At Atletico, it seems that the players and managers the club recruit are simply the best available, within the clubs price range at the time.

Keeping talented young players is another issue. Atletico are too quick to cash in on their young prodigies, most notably Fernando Torres and David De Gea who are Cantera products and Sergio Aguero who developed into one of the top strikers in Europe while in Madrid.

It’s understandable that these players want to move on if they feel they can’t achieve anything at the Vicente Calderon however; the club is notorious for its willingness to move the player on to make a profit. This is okay for the short-term but for the longer-term this is really hurting the club.

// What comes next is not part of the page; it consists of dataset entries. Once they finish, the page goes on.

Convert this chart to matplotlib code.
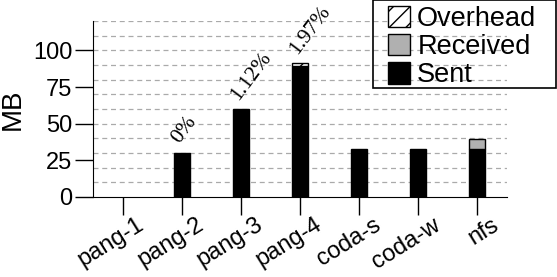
import numpy as np
import matplotlib
matplotlib.use("Agg")
import matplotlib.pyplot as plt
import matplotlib.transforms as mtrans
from matplotlib.patches import Rectangle

# traffic per configuration (MB)
configs = ["pang-1", "pang-2", "pang-3", "pang-4", "coda-s", "coda-w", "nfs"]
sent = [0, 30, 59, 89.3, 32.7, 32.7, 32.7]
received = [0, 0, 0, 0, 0, 0, 6.5]
overhead = [0, 0, 0.66, 1.8, 0, 0, 0]
overhead_labels = {1: "0%", 2: "1.12%", 3: "1.97%"}

plt.rcParams["font.family"] = ["Liberation Sans", "DejaVu Sans"]
plt.rcParams["hatch.linewidth"] = 1.0

fig = plt.figure(figsize=(5.57, 2.77), dpi=100)
ax = fig.add_axes([0.167, 0.289, 0.743, 0.635])

x = np.arange(len(configs))
w = 0.27
sent = np.array(sent)
received = np.array(received)
overhead = np.array(overhead)

# grid lines every 10 MB
for g in np.arange(10, 121, 10):
    ax.axhline(g, color="#aaaaaa", ls=(0, (4, 3)), lw=0.9, zorder=0)

# skip outlines of empty segments
def edges(vals):
    return ["black" if v > 0 else "none" for v in vals]

ax.bar(x, sent, w, color="black", edgecolor=edges(sent), lw=1, label="Sent", zorder=2)
ax.bar(x, received, w, bottom=sent, color="#b0b0b0", edgecolor=edges(received),
       lw=1, label="Received", zorder=2)
ax.bar(x, overhead, w, bottom=sent + received, color="white",
       edgecolor=edges(overhead), hatch="//", lw=1, label="Overhead", zorder=2)

for i, txt in overhead_labels.items():
    top = sent[i] + received[i] + overhead[i]
    ax.text(i + 0.02, top + 4, txt, rotation=53, rotation_mode="anchor",
            ha="left", va="bottom", fontsize=15.5, family="Liberation Serif")

ax.set_xlim(-0.5, 6.5)
ax.set_ylim(0, 120)
ax.set_yticks([0, 25, 50, 75, 100])
ax.set_xticks(x)
ax.tick_params(axis="both", direction="out", length=13, width=1, labelsize=17, pad=2)
ax.set_xticklabels(configs, rotation=32, ha="right", va="top",
                   rotation_mode="anchor")
shift = mtrans.ScaledTranslation(0.14, 0.04, fig.dpi_scale_trans)
for lab in ax.get_xticklabels():
    lab.set_transform(lab.get_transform() + shift)
ax.spines["top"].set_visible(False)
ax.spines["right"].set_visible(False)
ax.set_ylabel("MB", fontsize=20, labelpad=5)

handles, labels = ax.get_legend_handles_labels()
leg = fig.legend(handles[::-1], labels[::-1], loc="upper left",
                 bbox_to_anchor=(388 / 557, 1 - 6 / 277), fontsize=19.5,
                 frameon=False, handlelength=0.83, handleheight=0.83,
                 handletextpad=0.25, labelspacing=0.08, borderpad=0,
                 borderaxespad=0)
for p in leg.get_patches():
    p.set_edgecolor("black")
# legend frame box
fig.patches.append(Rectangle((373 / 557, 1 - 88 / 277), 183 / 557, 88 / 277,
                             transform=fig.transFigure, fill=False,
                             edgecolor="black", lw=1.2))

fig.savefig("out.png", dpi=100)
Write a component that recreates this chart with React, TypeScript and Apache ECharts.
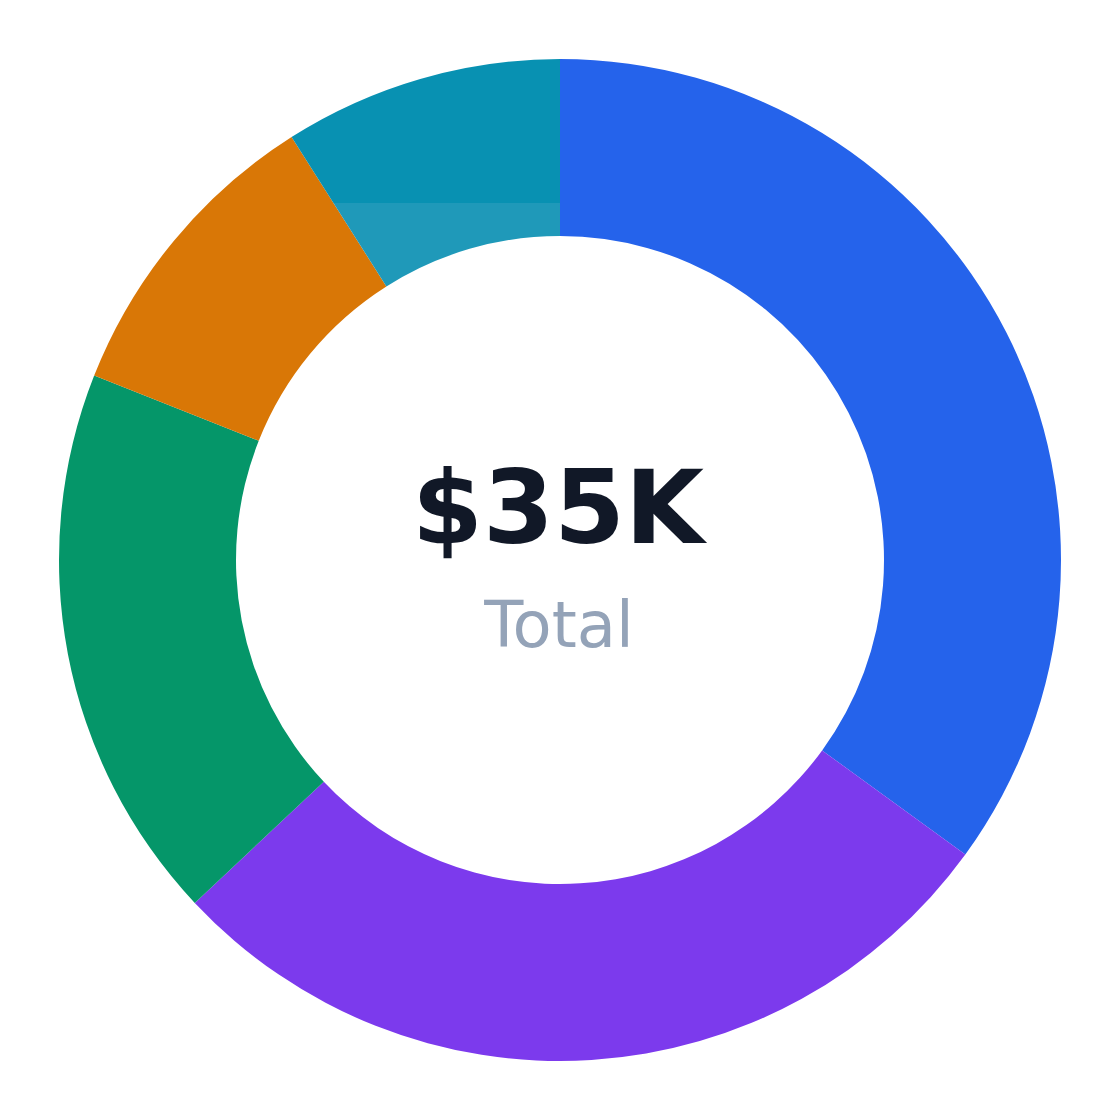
import React, { useEffect, useRef } from "react";
import * as echarts from "echarts";

const categories = ["Segment A", "Segment B", "Segment C", "Segment D", "Segment E"];
const values = [12250, 9800, 6300, 3500, 3150];
const colors = ["#2563eb", "#7c3aed", "#059669", "#d97706", "#0891b2"];
const totalLabel = "$35K";
const subLabel = "Total";

export default function App() {
  const ref = useRef<HTMLDivElement>(null);
  useEffect(() => {
    if (!ref.current) return;
    const chart = echarts.init(ref.current, null, { renderer: "svg" });
    const data = categories.map((name, i) => {
      const item: any = { name, value: values[i], itemStyle: { color: colors[i] } };
      if (i === 4) {
        item.itemStyle.color = new echarts.graphic.LinearGradient(0, 0, 0, 1, [
          { offset: 0, color: "#0891b2" },
          { offset: 0.633, color: "#0891b2" },
          { offset: 0.633, color: "#1f99b9" },
          { offset: 1, color: "#1f99b9" },
        ]);
      }
      return item;
    });
    chart.setOption({
      animation: false,
      series: [
        {
          type: "pie",
          center: ["50%", "50%"],
          radius: [324, 501],
          startAngle: 90,
          clockwise: true,
          label: { show: false },
          labelLine: { show: false },
          itemStyle: { borderWidth: 0 },
          emphasis: { disabled: true },
          data,
        },
      ],
      graphic: [
        {
          type: "text",
          x: 550,
          y: 499,
          style: {
            text: totalLabel,
            fill: "#111827",
            font: "bold 102px 'DejaVu Sans'",
            align: "center",
            verticalAlign: "middle",
          },
        },
        {
          type: "text",
          x: 551,
          y: 617,
          style: {
            text: subLabel,
            fill: "#94a3b8",
            font: "64px 'DejaVu Sans'",
            align: "center",
            verticalAlign: "middle",
          },
        },
      ],
    });
    return () => chart.dispose();
  }, []);
  return <div ref={ref} style={{ width: 1104, height: 1104 }} />;
}
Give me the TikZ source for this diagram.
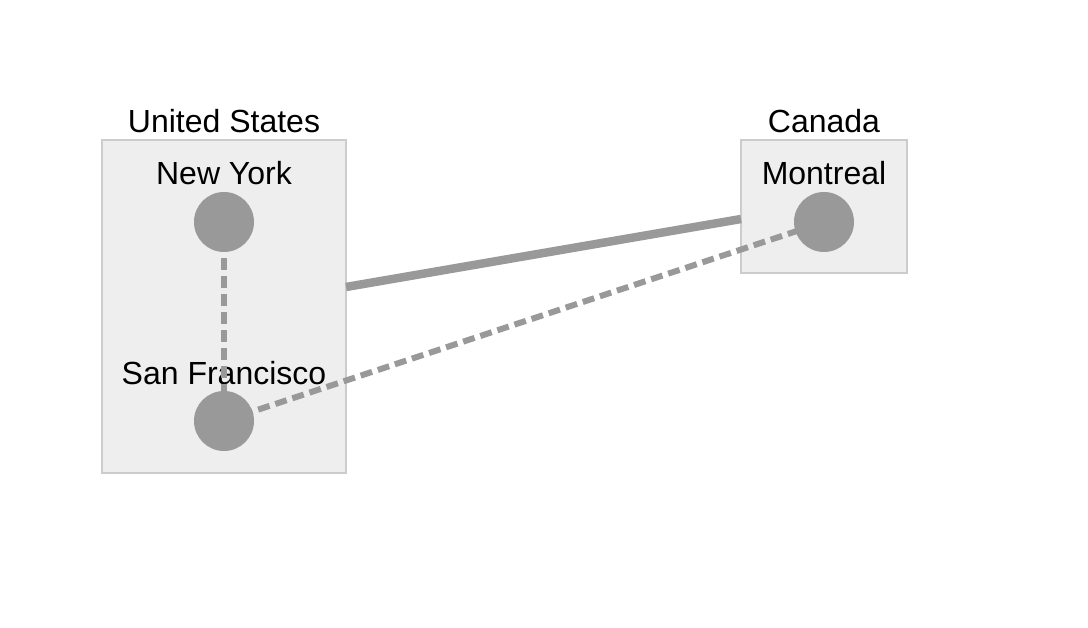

The off field management need to sit down and have a serious discussion about the direction in which the club is going. Currently, it’s heading towards extinction. The club’s debt and lack of success means, like many other sides in Spain, the future is bleak at the Vicente Calderon.

This makes me, and most other Atletico fans very upset. I know enough of the club’s history to be aware of the hurt long time supporters must be going through. Their once great club is dying while they can only watch on as Real and Barça win trophy after trophy.

It may be hard to believe, but had Atletico not suffered the mismanagement it has over the past quarter of a century, then los Rojiblancos could very well be at the head of the La Liga table. Instead, they are struggling to keep pace in the race for 2012/13 European football qualification.

Atleti fans will never lose hope that one day we will see the club at the summit of Spanish football. We will continue to support the club and push them to succeed, but the owners, who haven’t been doing so, need to do the same.